- Born: 26 February 1928 Feda Municipality, Norway
- Died: 10 January 2018 (aged 89) Oslo, Norway
- Education: University of Oslo
- Occupations: Publishing editor, essayist and novelist
- Relatives: Sigbjørn Hølmebakk (brother)

= Gordon Hølmebakk =

Norwegian publishing editor, essayist and novelist

Gordon Hølmebakk (26 February 1928 – 10 January 2018) was a Norwegian publishing editor, essayist and novelist.

==Biography==
He was born in Feda Municipality, (now part of Kvinesdal Municipality) in Vest-Agder county, Norway. He was the son of Søren Adolf Svindland (1881–1966) and Inger Marie Abrahamsen Møgedal (1888–1949). His brother was the noted author Sigbjørn Hølmebakk (1922–1981).

He entered the University of Oslo in 1950, where he came into contact with Harald Grieg, the director of the publishing firm Gyldendal Norsk Forlag. Hølmebakk worked for Gyldendal from 1958. Hølmebakk soon came to assume responsibility of the large number of translations from contemporary world literature in Den gule serie, which Sigurd Hoel (1890–1960) had previously edited since 1929. Hølmebakk edited a new series in which many important avant-garde foreign authors were introduced in Norway. Hølmebakk headed the section of translated fiction from 1960 to 1996 during which time Gyldendal published more translated books than did any other Norwegian publishing house. Hølmebakk also edited several book series and anthologies.

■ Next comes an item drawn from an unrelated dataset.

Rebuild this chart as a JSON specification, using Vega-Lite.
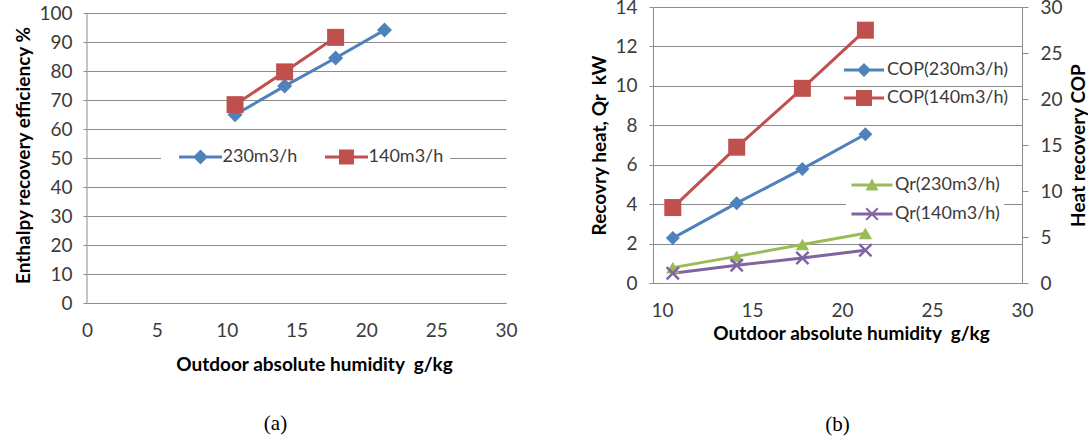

In 1955, he married Inger Sophie Blix Manthey. After his retirement, he wrote novels under the pseudonym Gabriel Homme. In 1996, he wrote his autobiography, Den gode strid. In 1997 he was jointly awarded the Anders Jahre's Cultural Prize (Anders Jahres Kulturpris) with the composer Arne Nordheim (1931–2010). He died in 2018 in Oslo, Norway.